The second type of project is doomed to fail. The team will drift between a high-level discussion of what they want to the details of a technology they have chosen even before the goal is fully addressed. They will implement something, and it won’t fulfil a goal because a focused goal was never defined. They fail on the basics, including understanding what Data Science is used for.
Let’s start at the beginning: Data Science doesn’t replace anything you’re doing now.
The Data Processing Strategy
You still need to ensure that you have a stable, reliable, clean, tested, backed-up and secure data processing strategy. A data processing strategy covers everything from “collection hygiene” where you ensure that dates are dates in a web form and there are no SQL Injection attacks, to a good Relational Database Management System (RDBMS) design and implementation.

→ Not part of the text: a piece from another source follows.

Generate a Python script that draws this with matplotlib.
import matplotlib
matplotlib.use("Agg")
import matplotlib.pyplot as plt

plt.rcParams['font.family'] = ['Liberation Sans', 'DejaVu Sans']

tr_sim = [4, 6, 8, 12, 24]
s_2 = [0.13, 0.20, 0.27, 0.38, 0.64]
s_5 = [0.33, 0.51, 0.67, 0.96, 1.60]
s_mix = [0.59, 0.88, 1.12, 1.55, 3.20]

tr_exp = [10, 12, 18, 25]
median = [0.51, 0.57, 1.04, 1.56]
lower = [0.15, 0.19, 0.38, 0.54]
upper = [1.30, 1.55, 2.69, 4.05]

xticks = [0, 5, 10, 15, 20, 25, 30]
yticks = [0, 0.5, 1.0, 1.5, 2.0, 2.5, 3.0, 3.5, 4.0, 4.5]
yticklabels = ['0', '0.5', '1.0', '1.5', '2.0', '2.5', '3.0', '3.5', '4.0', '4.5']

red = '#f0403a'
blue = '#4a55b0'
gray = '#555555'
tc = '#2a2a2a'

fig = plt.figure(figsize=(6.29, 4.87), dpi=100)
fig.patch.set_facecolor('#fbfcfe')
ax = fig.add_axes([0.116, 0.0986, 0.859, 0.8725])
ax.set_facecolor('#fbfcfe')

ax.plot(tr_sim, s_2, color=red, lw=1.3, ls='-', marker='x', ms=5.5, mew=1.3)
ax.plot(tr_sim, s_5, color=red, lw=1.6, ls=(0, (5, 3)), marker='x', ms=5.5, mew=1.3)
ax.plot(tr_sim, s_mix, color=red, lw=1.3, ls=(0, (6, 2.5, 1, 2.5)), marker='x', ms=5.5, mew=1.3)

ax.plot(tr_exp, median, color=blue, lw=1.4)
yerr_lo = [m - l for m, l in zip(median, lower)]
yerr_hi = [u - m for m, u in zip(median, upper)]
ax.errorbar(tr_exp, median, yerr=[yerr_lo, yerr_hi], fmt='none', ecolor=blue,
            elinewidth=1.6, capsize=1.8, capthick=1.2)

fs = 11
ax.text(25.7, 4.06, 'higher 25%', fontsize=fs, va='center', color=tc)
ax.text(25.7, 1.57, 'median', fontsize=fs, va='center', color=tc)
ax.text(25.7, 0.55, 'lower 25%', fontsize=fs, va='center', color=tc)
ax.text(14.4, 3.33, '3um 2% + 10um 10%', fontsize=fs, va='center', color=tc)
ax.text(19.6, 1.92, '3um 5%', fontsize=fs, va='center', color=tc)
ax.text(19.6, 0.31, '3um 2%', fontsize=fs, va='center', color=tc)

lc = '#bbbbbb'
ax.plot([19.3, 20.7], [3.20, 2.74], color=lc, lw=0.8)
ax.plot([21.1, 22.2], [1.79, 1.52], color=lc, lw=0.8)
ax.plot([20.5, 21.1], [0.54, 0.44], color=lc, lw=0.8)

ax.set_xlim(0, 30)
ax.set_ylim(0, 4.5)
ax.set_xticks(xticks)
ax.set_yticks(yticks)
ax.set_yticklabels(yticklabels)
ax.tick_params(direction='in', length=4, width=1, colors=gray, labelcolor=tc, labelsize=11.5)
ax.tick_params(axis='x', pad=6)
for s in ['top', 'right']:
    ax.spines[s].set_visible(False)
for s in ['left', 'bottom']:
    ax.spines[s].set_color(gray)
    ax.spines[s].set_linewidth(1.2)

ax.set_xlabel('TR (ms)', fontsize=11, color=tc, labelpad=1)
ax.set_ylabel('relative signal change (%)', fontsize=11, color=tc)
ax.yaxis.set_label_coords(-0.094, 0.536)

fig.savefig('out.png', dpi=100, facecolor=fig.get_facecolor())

If you’re not mature in this foundational area, there’s little point in going forward. Almost every customer I talk to has work to do to ensure that the base data is reliable, secure, and performs well.
Query and Reporting
Once your data processing strategy is sound, you need to know who needs to access the data, what they need, and how they need to see it. Many organizations that tell me they need deep AI to solve a problem often simply need a query that returns the answer or some basic statistical knowledge. Whatever querying tool you give your users, it needs to be flexible enough to give your users the information they need from the systems they should have access to.
Reports are the life-blood of an organization. Most companies would do well to stand up a series of trainings for things like Excel reporting, Power BI and the like. Reporting isn’t going away, and will always be important.

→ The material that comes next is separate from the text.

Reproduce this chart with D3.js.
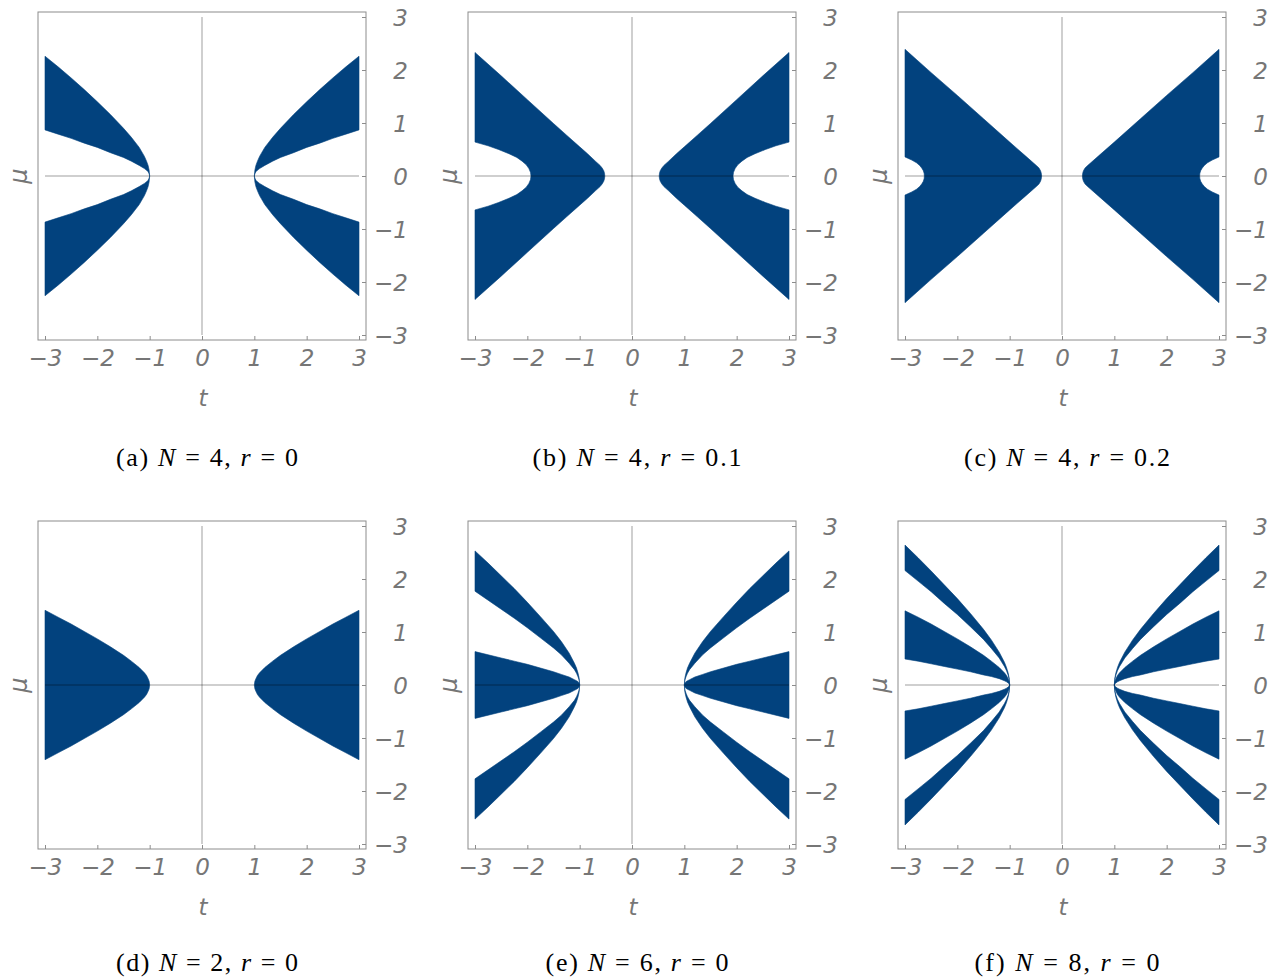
<!DOCTYPE html>
<html>
<head>
<meta charset="utf-8">
<script src="https://cdn.jsdelivr.net/npm/d3@7"></script>
<style>
  body { margin: 0; background: #fff; }
  svg { display: block; }
</style>
</head>
<body>
<div id="canvas"></div>
<script>
"use strict";

/* ---------- data ---------- */
let tickValues = [-3, -2, -1, 0, 1, 2, 3];

let captionLetters = ["(a)", "(b)", "(c)", "(d)", "(e)", "(f)"];
let captionN = ["4", "4", "4", "2", "6", "8"];
let captionR = ["0", "0.1", "0.2", "0", "0", "0"];

// r = 0 panels: boundaries in the upper-right quadrant, sampled at tZero
let tZero   = [1, 1.01, 1.03, 1.06, 1.1, 1.2, 1.35, 1.5, 1.75, 2, 2.25, 2.5, 2.75, 3];
let muN4hi  = [0, 0.11, 0.20, 0.28, 0.37, 0.54, 0.73, 0.90, 1.16, 1.40, 1.63, 1.85, 2.06, 2.26];
let muN4lo  = [0, 0.04, 0.08, 0.11, 0.14, 0.20, 0.28, 0.35, 0.44, 0.54, 0.62, 0.71, 0.79, 0.87];
let muN2    = [0, 0.07, 0.12, 0.18, 0.23, 0.33, 0.45, 0.56, 0.72, 0.87, 1.01, 1.15, 1.28, 1.41];
let muN6a   = [0, 0.13, 0.22, 0.32, 0.41, 0.60, 0.82, 1.01, 1.29, 1.56, 1.82, 2.06, 2.30, 2.53];
let muN6b   = [0, 0.09, 0.15, 0.22, 0.29, 0.41, 0.57, 0.70, 0.89, 1.08, 1.26, 1.43, 1.60, 1.77];
let muN6c   = [0, 0.03, 0.06, 0.08, 0.10, 0.15, 0.20, 0.25, 0.32, 0.39, 0.45, 0.51, 0.57, 0.63];
let muN8a   = [0, 0.13, 0.23, 0.33, 0.43, 0.62, 0.85, 1.05, 1.35, 1.63, 1.89, 2.15, 2.40, 2.64];
let muN8b   = [0, 0.11, 0.19, 0.27, 0.35, 0.51, 0.69, 0.86, 1.10, 1.33, 1.54, 1.76, 1.96, 2.16];
let muN8c   = [0, 0.07, 0.12, 0.18, 0.23, 0.33, 0.45, 0.56, 0.72, 0.87, 1.01, 1.15, 1.28, 1.40];
let muN8d   = [0, 0.02, 0.04, 0.06, 0.08, 0.12, 0.16, 0.19, 0.25, 0.30, 0.35, 0.40, 0.45, 0.49];

// r = 0.1 (panel b): outer edge and inner hole
let tOuterB  = [0.52, 0.525, 0.54, 0.57, 0.61, 0.70, 0.85, 1.0, 1.25, 1.5, 2.0, 2.5, 3];
let muOuterB = [0, 0.05, 0.10, 0.15, 0.20, 0.28, 0.42, 0.55, 0.77, 0.99, 1.44, 1.89, 2.33];
let tInnerB  = [1.93, 1.94, 1.97, 2.02, 2.1, 2.2, 2.35, 2.55, 2.75, 3];
let muInnerB = [0, 0.07, 0.14, 0.21, 0.28, 0.35, 0.42, 0.50, 0.57, 0.64];

// r = 0.2 (panel c)
let tOuterC  = [0.39, 0.395, 0.41, 0.44, 0.48, 0.55, 0.70, 1.0, 1.5, 2.0, 2.5, 3];
let muOuterC = [0, 0.05, 0.10, 0.15, 0.19, 0.25, 0.38, 0.64, 1.08, 1.52, 1.95, 2.39];
let tInnerC  = [2.63, 2.635, 2.65, 2.68, 2.72, 2.78, 2.87, 3];
let muInnerC = [0, 0.05, 0.10, 0.15, 0.20, 0.25, 0.30, 0.36];

/* ---------- layout ---------- */
let svgWidth = 1278;
let svgHeight = 980;
let frameW = 328;
let frameH = 328;
let padX = 7;
let padY = 5;
let colLeft = [38, 468, 898];
let rowTop = [12, 521];
let captionBaseline = [466, 971];
let captionWidth = [182, 209, 206, 182, 183, 185];
let fillBlue = "#02427e";
let gray = "#8c8c8c";
let labelGray = "#767676";
let tickFont = "'DejaVu Sans', sans-serif";

let svg = d3.select("#canvas")
  .append("svg")
  .attr("width", svgWidth)
  .attr("height", svgHeight);

// shape helpers: polygons in (t, mu) for the right half plane
function pts(ts, ms, sign) {
  return ts.map(function(t, i) { return [t, sign * ms[i]]; });
}
function wedge(ts, hi, lo, sign) {
  return pts(ts, hi, sign).concat(pts(ts, lo, sign).reverse());
}
function straddle(ts, hi) {
  return pts(ts, hi, 1).concat(pts(ts, hi, -1).reverse());
}
function holed(tO, mO, tI, mI) {
  return pts(tO, mO, 1)
    .concat(pts(tI, mI, 1).reverse())
    .concat(pts(tI, mI, -1))
    .concat(pts(tO, mO, -1).reverse());
}

let panelShapes = [
  [wedge(tZero, muN4hi, muN4lo, 1), wedge(tZero, muN4lo, muN4hi, -1)],
  [holed(tOuterB, muOuterB, tInnerB, muInnerB)],
  [holed(tOuterC, muOuterC, tInnerC, muInnerC)],
  [straddle(tZero, muN2)],
  [wedge(tZero, muN6a, muN6b, 1), straddle(tZero, muN6c), wedge(tZero, muN6b, muN6a, -1)],
  [wedge(tZero, muN8a, muN8b, 1), wedge(tZero, muN8c, muN8d, 1),
   wedge(tZero, muN8d, muN8c, -1), wedge(tZero, muN8b, muN8a, -1)]
];

for (let p = 0; p < 6; p++) {
  let row = Math.floor(p / 3);
  let left = colLeft[p % 3];
  let top = rowTop[row];
  let right = left + frameW;
  let bottom = top + frameH;

  let xScale = d3.scaleLinear().domain([-3, 3]).range([left + padX, right - padX]);
  let yScale = d3.scaleLinear().domain([-3, 3]).range([bottom - padY, top + padY]);

  let g = svg.append("g");

  // filled regions, drawn on the right and mirrored to the left
  [1, -1].forEach(function(side) {
    let line = d3.line()
      .x(function(d) { return xScale(side * d[0]); })
      .y(function(d) { return yScale(d[1]); });
    panelShapes[p].forEach(function(shape) {
      g.append("path")
        .attr("d", line(shape) + "Z")
        .attr("fill", fillBlue)
        .attr("stroke", fillBlue)
        .attr("stroke-width", 0.6);
    });
  });

  // axes through the origin
  g.append("line")
    .attr("x1", xScale(-3)).attr("x2", xScale(3))
    .attr("y1", yScale(0)).attr("y2", yScale(0))
    .attr("stroke", "#000").attr("stroke-opacity", 0.38).attr("stroke-width", 1);
  g.append("line")
    .attr("x1", xScale(0)).attr("x2", xScale(0))
    .attr("y1", yScale(-3)).attr("y2", yScale(3))
    .attr("stroke", "#000").attr("stroke-opacity", 0.38).attr("stroke-width", 1);

  // frame
  g.append("rect")
    .attr("x", left).attr("y", top)
    .attr("width", frameW).attr("height", frameH)
    .attr("fill", "none")
    .attr("stroke", gray)
    .attr("stroke-width", 1);

  // bottom ticks (pointing in)
  let bottomAxis = g.append("g")
    .attr("transform", "translate(0," + bottom + ")")
    .call(d3.axisBottom(xScale).tickValues(tickValues).tickFormat(d3.format("d"))
      .tickSizeInner(-4).tickSizeOuter(0).tickPadding(10));
  // right ticks (pointing in)
  let rightAxis = g.append("g")
    .attr("transform", "translate(" + right + ",0)")
    .call(d3.axisRight(yScale).tickValues(tickValues).tickFormat(d3.format("d"))
      .tickSizeInner(-4).tickSizeOuter(0));

  [bottomAxis, rightAxis].forEach(function(ax) {
    ax.select(".domain").remove();
    ax.selectAll(".tick line").attr("stroke", gray);
    ax.selectAll("text")
      .attr("fill", labelGray)
      .style("font-family", tickFont)
      .style("font-style", "italic")
      .style("font-size", "23px");
  });
  rightAxis.selectAll("text")
    .attr("x", 42)
    .attr("dy", "0.37em")
    .attr("text-anchor", "end");

  // axis labels
  g.append("text")
    .attr("x", xScale(0) + 1)
    .attr("y", bottom + 66)
    .attr("text-anchor", "middle")
    .attr("fill", labelGray)
    .style("font-family", tickFont)
    .style("font-style", "italic")
    .style("font-size", "23px")
    .text("t");

  g.append("text")
    .attr("transform", "translate(" + (left - 11) + "," + yScale(0) + ") rotate(-90)")
    .attr("text-anchor", "middle")
    .attr("fill", labelGray)
    .style("font-family", tickFont)
    .style("font-style", "italic")
    .style("font-size", "24px")
    .text("μ");

  // caption
  let cap = svg.append("text")
    .attr("x", left + frameW / 2 + 5)
    .attr("y", captionBaseline[row])
    .attr("text-anchor", "middle")
    .attr("textLength", captionWidth[p])
    .attr("lengthAdjust", "spacing")
    .style("font-family", "'Liberation Serif', 'DejaVu Serif', serif")
    .style("font-size", "26px")
    .attr("fill", "#000");
  cap.append("tspan").text(captionLetters[p] + " ");
  cap.append("tspan").style("font-style", "italic").text("N");
  cap.append("tspan").text(" = " + captionN[p] + ", ");
  cap.append("tspan").style("font-style", "italic").text("r");
  cap.append("tspan").text(" = " + captionR[p]);
}
</script>
</body>
</html>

There are times when you need to do historical exploration of data. From Data Marts to Data Warehouses to Enterprise Data Warehouses, Data Lakes, Data Troughs, and whatever other terms we use to store lots of data, you need a way to process and analyze it.

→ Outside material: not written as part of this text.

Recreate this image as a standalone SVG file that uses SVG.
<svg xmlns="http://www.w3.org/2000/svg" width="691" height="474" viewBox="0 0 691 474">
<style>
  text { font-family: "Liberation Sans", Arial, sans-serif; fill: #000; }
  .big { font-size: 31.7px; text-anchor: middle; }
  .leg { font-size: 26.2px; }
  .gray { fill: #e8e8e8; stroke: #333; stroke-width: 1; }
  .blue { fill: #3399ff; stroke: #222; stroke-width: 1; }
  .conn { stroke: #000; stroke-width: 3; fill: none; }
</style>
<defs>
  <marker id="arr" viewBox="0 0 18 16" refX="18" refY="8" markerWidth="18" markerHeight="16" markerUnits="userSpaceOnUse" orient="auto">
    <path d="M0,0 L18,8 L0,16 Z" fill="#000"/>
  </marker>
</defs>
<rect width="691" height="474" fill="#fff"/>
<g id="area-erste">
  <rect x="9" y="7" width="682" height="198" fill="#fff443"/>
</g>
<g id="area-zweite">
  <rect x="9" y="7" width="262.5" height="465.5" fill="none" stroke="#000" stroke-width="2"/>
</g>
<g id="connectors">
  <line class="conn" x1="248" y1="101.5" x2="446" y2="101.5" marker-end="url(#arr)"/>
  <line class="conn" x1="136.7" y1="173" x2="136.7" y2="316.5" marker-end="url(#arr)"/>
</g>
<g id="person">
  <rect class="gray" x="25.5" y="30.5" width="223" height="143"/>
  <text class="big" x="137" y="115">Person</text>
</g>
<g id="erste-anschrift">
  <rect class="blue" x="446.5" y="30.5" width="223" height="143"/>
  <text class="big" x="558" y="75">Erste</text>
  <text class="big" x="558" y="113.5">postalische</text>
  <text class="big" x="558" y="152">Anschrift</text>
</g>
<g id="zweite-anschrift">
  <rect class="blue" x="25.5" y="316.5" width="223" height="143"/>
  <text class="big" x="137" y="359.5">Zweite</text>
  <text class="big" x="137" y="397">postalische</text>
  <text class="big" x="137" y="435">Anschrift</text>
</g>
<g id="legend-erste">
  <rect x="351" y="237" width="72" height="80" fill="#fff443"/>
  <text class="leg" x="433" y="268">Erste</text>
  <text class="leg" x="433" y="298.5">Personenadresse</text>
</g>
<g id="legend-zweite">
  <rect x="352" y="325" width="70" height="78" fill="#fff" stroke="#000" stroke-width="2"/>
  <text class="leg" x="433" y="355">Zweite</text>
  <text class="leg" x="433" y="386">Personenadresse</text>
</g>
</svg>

A good Business Intelligence system allows the right users to ask the right questions of historical, aggregated data. On top of these systems you still need to have a good query strategy (who should have access to what, and how) and a good reporting strategy. In fact, this area excels in “exploratory” reporting, which is more data visualization than paper/screen reporting.
Finally, we come to Data Science. I’ve explained what Data Science is in another article, and I’ve also explained the process you should be using to engage a Data Science team.
The first part of that process is to define the question. You need to be able to take a business question and turn it in to something you can answer with statistics, Machine Learning, or Artificial Intelligence – if possible. Not all questions can be answered with Data Science.
I’ll cover the specifics of converting requirements into questions, and questions into Data Science questions, in another article. But for now, know that if you don’t have a solid foundation, a good understanding of the data you have access to and how your users are using it, and a solid question to pursue, you need to back up.
My advice to my clients? Start at the very beginning. It’s a very good place to start.